3. In addition to supplying Solomon with gold, King Hiram also gave him monkeys. As 1 Kings 10:22 puts it: “For the king had merchant ships at sea with the fleet of Hiram. Once every three years the merchant ships came bringing gold, silver, ivory, apes, and monkeys.” This detail—gold and monkeys arriving together—seems especially suggestive in the context of Leptophlebo Street, where both turn up as part of its weird economy.
4. Where did King Hiram get the gold? The details are mysterious—just as the origins of the gold hoarded by Hiram Poorlode on Leptophlebo Street are left unclear. Readers of Tarzan probably know the basics: “The fleet of Hiram that brought gold from Ophir . . .” Because Ophir plays such a major role in pulp adventure fiction, the connection intrigues me, though I’m not sure much can be done with it.
5. Then there are the echoes of Shakespeare's The Merchant of Venice. Some are small, like the bagpipes. Others are central to Lafferty’s story, especially the line about a pound of flesh, which makes moneylending and flesh extraction the reason the people of Leptophlebo are so thin. But Merchant might also be the source of the monkeys. In Act 3, Scene 1, Shylock says of his late wife’s ring, “I would not have given it for a wilderness of monkeys.” The monkey with bagpipes may also point in this direction, since bagpipes are mentioned by Shylock (“And others when the bagpipe sings i’th’ nose / Cannot contain their urine”), and the commodification of excreta is a key idea in the story. In any case, the Hiram, Solomon, and Shylock connections take the story into what will be uncomfortable territory for many. Psychoanalysis as a Jewish tradecraft might be behind the following joke:
“Analyze your dreams, analyze your dreams!” a little boy of the street was making a pitch. “My father makes fine dream analyses free. Lie down on the cobbles.” “How can your father make a living by analyzing dreams free?” Canute asked. “Residuals,” the little boy said. “He gets rich on the residuals.”
Here, the residuals are both showbiz payments and what Sigmund Freud called Tagesreste—the day's residues that appear in the manifest content of the dreamwork.
6. This aspect of the narrative becomes even thornier when one looks at the Jewish figure who accepts gold from Hiram Poorlode, Mr. Schlemel kurz Karof, also known as The Lean Eagle. Like the grackles caught by the quicklime on Effy Poorlode’s hat, he is ensnared. This might have some connection to Shakespeare’s inspiration for The Merchant of Venice, Il Pecorone (The Golden Eagle).
7. Now, I will say something very speculative: there is a strong dimension of monetary allegory in the story. It runs from the mercantile capitalism favored by Hiram Poorlode and the other people of Leptophlebo, with their bullionism, to the paper system used by the monkeys—the monkeys who, we learn, may have become monkeys because of the gold, and who are even called "people" at one point (“People of the monkey caste are not allowed to talk”).

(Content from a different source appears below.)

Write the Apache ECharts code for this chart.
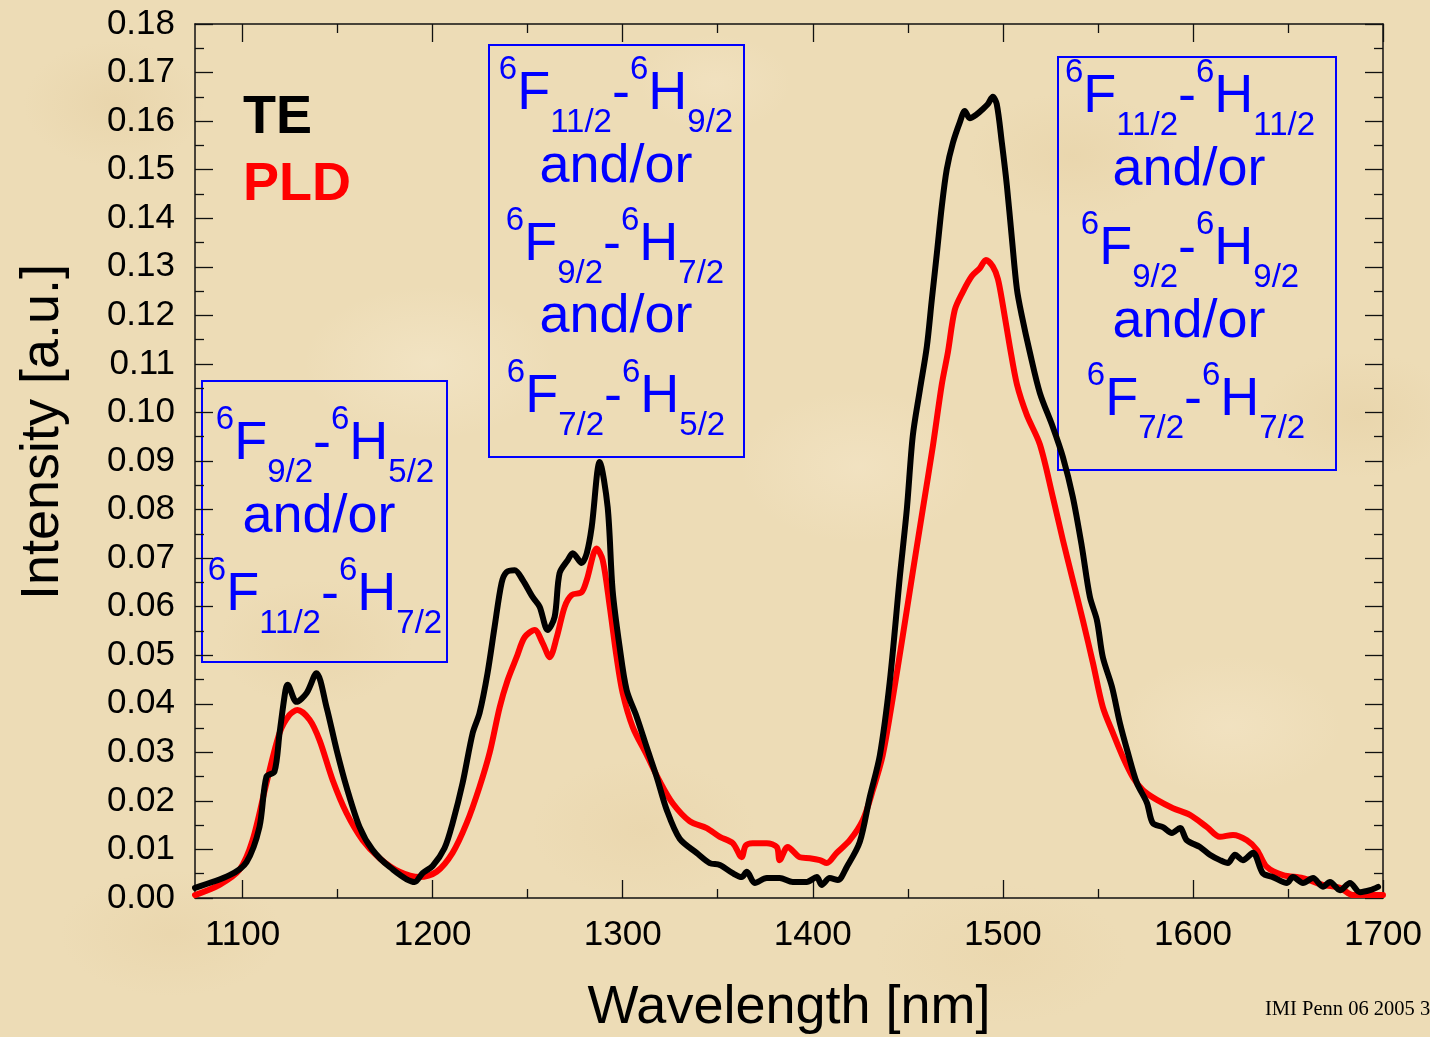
<!DOCTYPE html>
<html>
<head>
<meta charset="utf-8">
<title>Emission spectra: TE vs PLD</title>
<script src="https://cdn.jsdelivr.net/npm/echarts@6/dist/echarts.min.js"></script>
<style>
  html, body { margin: 0; padding: 0; width: 1430px; height: 1037px; overflow: hidden; }
  body {
    background-color: #eddcb6;
    background-image:
      radial-gradient(ellipse 130px 90px at 8% 10%, rgba(218,190,138,0.22), transparent 70%),
      radial-gradient(ellipse 180px 110px at 30% 35%, rgba(247,236,210,0.45), transparent 70%),
      radial-gradient(ellipse 140px 90px at 22% 62%, rgba(220,192,140,0.20), transparent 70%),
      radial-gradient(ellipse 160px 100px at 45% 80%, rgba(224,196,146,0.20), transparent 70%),
      radial-gradient(ellipse 170px 110px at 60% 45%, rgba(247,234,208,0.40), transparent 70%),
      radial-gradient(ellipse 150px 90px at 75% 15%, rgba(220,192,140,0.20), transparent 70%),
      radial-gradient(ellipse 160px 100px at 86% 70%, rgba(246,232,204,0.45), transparent 70%),
      radial-gradient(ellipse 140px 90px at 95% 40%, rgba(218,190,136,0.20), transparent 70%),
      radial-gradient(ellipse 160px 90px at 12% 90%, rgba(222,194,142,0.20), transparent 70%),
      radial-gradient(ellipse 180px 100px at 70% 92%, rgba(228,202,152,0.22), transparent 70%),
      radial-gradient(ellipse 110px 70px at 50% 8%, rgba(246,232,204,0.40), transparent 70%);
  }
  #chart { width: 1430px; height: 1037px; }
</style>
</head>
<body>
<div id="chart"></div>
<script>
// Emission spectrum of the thermally evaporated film (TE)
const teWavelength = [
  1075.0, 1093.2, 1102.1, 1108.9, 1112.6, 1116.8, 1119.5, 1122.6, 1123.7, 1128.4,
  1133.7, 1138.9, 1144.2, 1149.5, 1154.7, 1161.6, 1168.4, 1177.4, 1190.5, 1194.7,
  1200.0, 1206.3, 1210.5, 1215.8, 1221.1, 1224.7, 1228.9, 1232.6, 1236.3, 1238.9,
  1243.2, 1247.4, 1252.6, 1256.3, 1260.5, 1264.2, 1266.8, 1271.1, 1273.7, 1278.4,
  1281.1, 1283.7, 1287.9, 1292.1, 1294.7, 1298.4, 1302.1, 1307.4, 1312.6, 1317.9,
  1323.2, 1330.0, 1338.9, 1345.8, 1351.1, 1357.9, 1362.6, 1365.3, 1369.5, 1375.8,
  1382.6, 1389.5, 1396.8, 1402.1, 1404.7, 1408.9, 1413.2, 1417.9, 1424.7, 1430.0,
  1435.3, 1440.5, 1445.8, 1449.5, 1452.6, 1456.3, 1460.0, 1462.6, 1465.3, 1467.9,
  1470.5, 1473.7, 1477.4, 1480.0, 1482.6, 1486.3, 1489.5, 1492.1, 1494.7, 1496.8,
  1499.5, 1502.1, 1504.7, 1507.4, 1510.0, 1514.2, 1519.5, 1526.3, 1531.6, 1536.8,
  1541.6, 1545.8, 1549.5, 1552.6, 1557.4, 1561.6, 1565.8, 1570.5, 1575.8, 1578.9,
  1584.2, 1588.9, 1593.2, 1596.8, 1603.7, 1608.9, 1614.2, 1618.4, 1622.1, 1626.3,
  1631.6, 1636.8, 1642.1, 1649.5, 1652.6, 1657.9, 1663.2, 1668.4, 1672.1, 1677.4,
  1682.6, 1687.9, 1693.2, 1697.4
];
const teIntensity = [
  0.0021, 0.0047, 0.0074, 0.0146, 0.0250, 0.0260, 0.0340, 0.0428, 0.0439, 0.0404,
  0.0422, 0.0463, 0.0393, 0.0305, 0.0229, 0.0146, 0.0099, 0.0064, 0.0033, 0.0051,
  0.0066, 0.0103, 0.0154, 0.0237, 0.0340, 0.0381, 0.0463, 0.0558, 0.0649, 0.0671,
  0.0675, 0.0655, 0.0620, 0.0600, 0.0552, 0.0579, 0.0669, 0.0696, 0.0710, 0.0690,
  0.0710, 0.0764, 0.0898, 0.0805, 0.0634, 0.0517, 0.0428, 0.0373, 0.0311, 0.0249,
  0.0181, 0.0122, 0.0093, 0.0072, 0.0068, 0.0051, 0.0043, 0.0054, 0.0031, 0.0041,
  0.0041, 0.0033, 0.0033, 0.0043, 0.0027, 0.0041, 0.0037, 0.0064, 0.0115, 0.0208,
  0.0294, 0.0445, 0.0661, 0.0801, 0.0951, 0.1045, 0.1135, 0.1231, 0.1328, 0.1425,
  0.1501, 0.1555, 0.1598, 0.1621, 0.1606, 0.1614, 0.1625, 0.1635, 0.1650, 0.1635,
  0.1555, 0.1468, 0.1361, 0.1254, 0.1199, 0.1124, 0.1040, 0.0970, 0.0908, 0.0826,
  0.0723, 0.0620, 0.0572, 0.0496, 0.0435, 0.0360, 0.0299, 0.0237, 0.0196, 0.0154,
  0.0146, 0.0134, 0.0144, 0.0119, 0.0105, 0.0089, 0.0078, 0.0072, 0.0089, 0.0078,
  0.0093, 0.0051, 0.0043, 0.0031, 0.0043, 0.0031, 0.0041, 0.0023, 0.0033, 0.0016,
  0.0031, 0.0012, 0.0016, 0.0023
];

// Emission spectrum of the pulsed-laser-deposited film (PLD)
const pldWavelength = [
  1075.0, 1087.9, 1098.4, 1105.3, 1112.6, 1119.5, 1124.7, 1128.9, 1135.3, 1140.5,
  1147.4, 1154.7, 1163.2, 1172.1, 1182.6, 1193.2, 1202.1, 1210.5, 1217.9, 1224.7,
  1230.0, 1235.3, 1239.5, 1244.2, 1248.4, 1253.7, 1257.9, 1261.6, 1265.3, 1269.5,
  1273.2, 1278.4, 1281.1, 1286.3, 1289.5, 1293.2, 1296.8, 1300.0, 1305.3, 1312.6,
  1319.5, 1326.3, 1335.3, 1344.2, 1351.1, 1357.9, 1362.6, 1364.7, 1368.4, 1375.8,
  1381.1, 1382.6, 1386.8, 1393.2, 1398.4, 1403.7, 1407.4, 1412.6, 1419.5, 1426.3,
  1431.6, 1436.8, 1442.1, 1447.4, 1452.6, 1457.9, 1463.2, 1467.9, 1471.1, 1474.7,
  1478.9, 1483.7, 1487.9, 1491.1, 1494.7, 1497.4, 1500.0, 1503.7, 1507.4, 1512.6,
  1519.5, 1526.3, 1531.6, 1536.8, 1542.1, 1547.4, 1552.6, 1557.9, 1563.2, 1568.4,
  1573.7, 1581.1, 1589.5, 1598.4, 1607.4, 1614.2, 1621.1, 1628.4, 1633.7, 1638.9,
  1647.4, 1657.9, 1668.4, 1677.4, 1684.2, 1691.6, 1700.0
];
const pldIntensity = [
  0.0006, 0.0027, 0.0058, 0.0119, 0.0237, 0.0340, 0.0377, 0.0387, 0.0367, 0.0325,
  0.0243, 0.0175, 0.0119, 0.0082, 0.0054, 0.0043, 0.0054, 0.0093, 0.0154, 0.0229,
  0.0299, 0.0393, 0.0449, 0.0496, 0.0537, 0.0552, 0.0525, 0.0496, 0.0537, 0.0600,
  0.0624, 0.0630, 0.0655, 0.0720, 0.0696, 0.0600, 0.0496, 0.0422, 0.0352, 0.0295,
  0.0240, 0.0195, 0.0158, 0.0144, 0.0126, 0.0113, 0.0084, 0.0108, 0.0113, 0.0113,
  0.0105, 0.0078, 0.0105, 0.0084, 0.0082, 0.0078, 0.0072, 0.0093, 0.0119, 0.0160,
  0.0222, 0.0294, 0.0412, 0.0541, 0.0671, 0.0801, 0.0931, 0.1058, 0.1124, 0.1211,
  0.1248, 0.1281, 0.1297, 0.1314, 0.1301, 0.1275, 0.1221, 0.1135, 0.1058, 0.0995,
  0.0934, 0.0826, 0.0737, 0.0655, 0.0572, 0.0484, 0.0393, 0.0340, 0.0290, 0.0249,
  0.0222, 0.0202, 0.0185, 0.0171, 0.0146, 0.0126, 0.0130, 0.0119, 0.0099, 0.0064,
  0.0047, 0.0041, 0.0027, 0.0021, 0.0006, 0.0006, 0.0006
];

// Axis ticks (nm)
const xMajorTicks = [1100, 1200, 1300, 1400, 1500, 1600, 1700];
const xMinorTicks = [1150, 1250, 1350, 1450, 1550, 1650];

// Dy3+ transitions (upper 6F level, lower 6H level) for each emission band
const band1130 = [['9/2', '5/2'], ['11/2', '7/2']];
const band1290 = [['11/2', '9/2'], ['9/2', '7/2'], ['7/2', '5/2']];
const band1490 = [['11/2', '11/2'], ['9/2', '9/2'], ['7/2', '7/2']];

const FONT = '"Liberation Sans", Arial, Helvetica, sans-serif';
const BLUE = '#0000ff';
const toPairs = (xs, ys) => xs.map((x, i) => [x, ys[i]]);

// --- text helpers for the term-symbol annotations ---
const measureCtx = document.createElement('canvas').getContext('2d');
function textWidth(s, size) {
  measureCtx.font = size + 'px ' + FONT;
  return measureCtx.measureText(s).width;
}
const MID = 0.345; // distance from alphabetic baseline to em middle, in em
function blueText(s, x, baseline, size, align) {
  return {
    type: 'text', silent: true,
    style: {
      text: s, x: x, y: baseline - MID * size,
      fontSize: size, fontFamily: FONT, fill: BLUE,
      align: align || 'left', verticalAlign: 'middle'
    }
  };
}
const BIG = 54, SMALL = 33, SUP = -32, SUB = 21;
function termRow(pair, cx, base) {
  const parts = [
    ['6', SMALL, SUP], ['F', BIG, 0], [pair[0], SMALL, SUB],
    ['-', BIG, 0], ['6', SMALL, SUP], ['H', BIG, 0], [pair[1], SMALL, SUB]
  ];
  const total = parts.reduce((a, p) => a + textWidth(p[0], p[1]), 0);
  let x = cx - total / 2;
  return parts.map(p => {
    const el = blueText(p[0], x, base + p[2], p[1]);
    x += textWidth(p[0], p[1]);
    return el;
  });
}
function annotation(rect, pairs, rowBases, rowCenters, orBases, orCenters) {
  const els = [{
    type: 'rect', silent: true,
    shape: { x: rect[0], y: rect[1], width: rect[2] - rect[0], height: rect[3] - rect[1] },
    style: { fill: 'none', stroke: BLUE, lineWidth: 2 }
  }];
  pairs.forEach((p, i) => els.push(...termRow(p, rowCenters[i], rowBases[i])));
  orBases.forEach((b, i) => els.push(blueText('and/or', orCenters[i], b, BIG, 'center')));
  return els;
}

const graphics = [
  ...annotation([202, 381, 447, 662], band1130, [463, 614], [325, 325], [536], [319]),
  ...annotation([489, 45, 744, 457], band1290, [113, 264, 416], [616, 615, 616], [186, 336], [616, 616]),
  ...annotation([1058, 57, 1336, 470], band1490, [116, 268, 419], [1190, 1190, 1196], [189, 341], [1189, 1189]),
  {
    type: 'text', silent: true, x: 43, y: 432, rotation: Math.PI / 2,
    style: { text: 'Intensity [a.u.]', x: 0, y: 0, fontSize: 54, fontFamily: FONT,
             fill: '#000', align: 'center', verticalAlign: 'middle' }
  },
  {
    type: 'text', silent: true,
    style: { text: 'IMI Penn 06 2005 3', x: 1265, y: 1017 - 0.34 * 20.5, fontSize: 20.5,
             fontFamily: '"Liberation Serif", "Times New Roman", serif', fill: '#000',
             align: 'left', verticalAlign: 'middle' }
  }
];

const AXIS_COLOR = '#111';
const tickStyle = { color: AXIS_COLOR, width: 1.3 };
function xAxisDef(position, ticks, len, withLine, withLabels) {
  return {
    type: 'value', position: position, min: 1075, max: 1700,
    axisLine: { show: withLine, onZero: false, lineStyle: { color: AXIS_COLOR, width: 1.5 } },
    axisTick: { show: true, inside: true, length: len, customValues: ticks, lineStyle: tickStyle },
    axisLabel: withLabels
      ? { show: true, customValues: ticks, fontSize: 35, fontFamily: FONT, color: '#000', margin: 20,
          formatter: v => String(v) }
      : { show: false },
    splitLine: { show: false },
    name: withLabels ? 'Wavelength [nm]' : '',
    nameLocation: 'middle', nameGap: 83,
    nameTextStyle: { fontSize: 54, fontFamily: FONT, color: '#000' }
  };
}
function yAxisDef(position, withLabels) {
  return {
    type: 'value', position: position, min: 0, max: 0.18, interval: 0.01,
    axisLine: { show: true, onZero: false, lineStyle: { color: AXIS_COLOR, width: 1.5 } },
    axisTick: { show: true, inside: true, length: 18, lineStyle: tickStyle },
    minorTick: { show: true, splitNumber: 2, length: 9, lineStyle: tickStyle },
    axisLabel: withLabels
      ? { show: true, fontSize: 35, fontFamily: FONT, color: '#000', margin: 20,
          formatter: v => v.toFixed(2) }
      : { show: false },
    splitLine: { show: false },
    minorSplitLine: { show: false }
  };
}

const chart = echarts.init(document.getElementById('chart'), null, { renderer: 'canvas' });
chart.setOption({
  animation: false,
  backgroundColor: 'transparent',
  grid: { left: 195, right: 47, top: 24, bottom: 139, containLabel: false, outerBoundsMode: 'none' },
  legend: {
    orient: 'vertical', left: 238, top: 91, itemGap: 13, padding: 0,
    icon: 'none', itemWidth: 0, itemHeight: 14, selectedMode: false,
    textStyle: { fontSize: 54, fontWeight: 'bold', fontFamily: FONT },
    data: [
      { name: 'TE', textStyle: { color: '#000000' } },
      { name: 'PLD', textStyle: { color: '#ff0000' } }
    ]
  },
  xAxis: [
    xAxisDef('bottom', xMajorTicks, 18, true, true),
    xAxisDef('bottom', xMinorTicks, 9, false, false),
    xAxisDef('top', xMajorTicks, 18, true, false),
    xAxisDef('top', xMinorTicks, 9, false, false)
  ],
  yAxis: [yAxisDef('left', true), yAxisDef('right', false)],
  series: [
    {
      name: 'PLD', type: 'line', xAxisIndex: 0, yAxisIndex: 0,
      data: toPairs(pldWavelength, pldIntensity),
      showSymbol: false, smooth: 0.3,
      lineStyle: { color: '#ff0000', width: 6, cap: 'round', join: 'round' },
      itemStyle: { color: '#ff0000' }
    },
    {
      name: 'TE', type: 'line', xAxisIndex: 0, yAxisIndex: 0,
      data: toPairs(teWavelength, teIntensity),
      showSymbol: false, smooth: 0.3,
      lineStyle: { color: '#000000', width: 6, cap: 'round', join: 'round' },
      itemStyle: { color: '#000000' }
    }
  ],
  graphic: graphics
});
</script>
</body>
</html>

Specifically, the paper money seems to be a critique of fiat currency and of the economic agents who are exploited by it. Lafferty is probably grinding his gears about F.D.R., a man he reviled, taking the U.S. off the gold standard, and then about Nixon eliminating its last vestige in 1971. Leptophlebo Street may stand in as a satire of the Federal Reserve. If all of this holds up, Lafferty has encoded a critique of how the dollar and the pound, once they became the world’s reserve currencies, replaced gold with velocity and abstraction, thereby intensifying usury. “A man’s face is his security.” The story suggests that this opened the world to superexploitation. As capital overspilled its limits, finding ever new areas to commodify, it made its major assault on human dignity by commodifying the flesh down to night soil and scum on the teeth.
Curiously, the story’s original version in Orbit 16 (1975) ends differently from the one printed in Lafferty in Orbit (1991). In the original, Canute reflects on the hook, saying, “I have swallowed the hook without noticing it,” and then adds, “I wonder what distinguishing mark has been placed upon me?” One thinks of Archipelago, where "[Arnold] Stein was interested in noses. 'The appearance of the nose in
the goyim is a hopeful tendency.'"
I don’t have a synthesis, but I read “The Skinny People of Leptophlebo Street” as continuous with the Distributist analysis of capitalism advanced by Belloc and Chesterton. If anyone assembles the pieces coherently, I suspect the result will be controversial for some of the same reasons Belloc and Chesterton remain so. The emphasis on the hook, moneylending, and concealed wealth, as well as details such as the Yiddish name Schlemel kurz Karof, ripping off the monkeys, and the insular world of Leptophlebo Street itself all point in that direction. But I may be wrong.